Nina was a strong girl, fully capable of lifting the child-sized Gizella,
but she made a great show of strain as she hoisted the tiny woman a few inches off the ground, and promptly dropped her. Gizella wailed loudly and the guard paled.

“Stop!” he said. “For God’s sake, you’ll hurt her!” Effortlessly, he picked Gizella up in his arms. “You stay here and watch the door. I will send someone up in a moment. No one ever tries to pass, but if they do, just bar the way.”

I am confident that I know Nina well enough to presume her moment of regret, as the gallantry of the kindly guard whose career she was about to ruin proved to her that just as an omelet requires the breaking of eggs, so too does revolution demand the destruction of innocents.

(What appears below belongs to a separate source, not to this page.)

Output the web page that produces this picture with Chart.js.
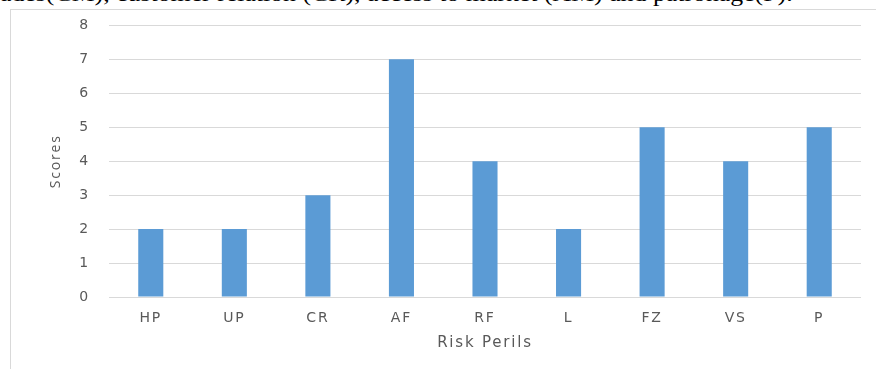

As soon as the poor man had disappeared down the passage, Nina ducked into the box, where she found her fellow conspirators busily at work. The curtain was drawn, blocking the box from the view of the audience below. The acrobat Gulya had removed his gloves, shoes, and stockings and had shinnied up one of the columns flanking the curtain. He clung there, his toes digging into the grooves in the moldings.

Nina lifted up her skirt. She and Gizella had folded and rolled the banner into a flexible tube of fabric that they had pinned to the bottom of Nina’s corset. She removed it now, and handed it to Endre. Endre stared at the bulges of soft naked flesh at the top of her stockings, and only then did she comprehend that she was standing before a man, her skirt hitched high above her waist, her chemise and undergarments exposed. Blushing furiously, she dropped her skirts.

Endre recovered his composure, and tossed the banner up to Gulya, who stretched out his arm to catch it. For a perilous moment it looked like the acrobat might fall, but he dug in his toes and maintained his perch. He removed from his pocket a hammer, its iron head covered in noise-dampening felt, and spat a nail from his lips into his hand. Holding on only with his thighs and toes, he silently hammered one corner of the banner into place. Once it was secure he was about to let go when Miloš whispered furiously, “Goddamn it, you buffoon! You’ve done it backward.”

Nina craned her neck and saw that Gulya had indeed affixed the corner of the banner so that the painted text was visible to them, inside the box. Had Miloš not noticed, when they opened the curtains the audience would have seen nothing but a blank canvas.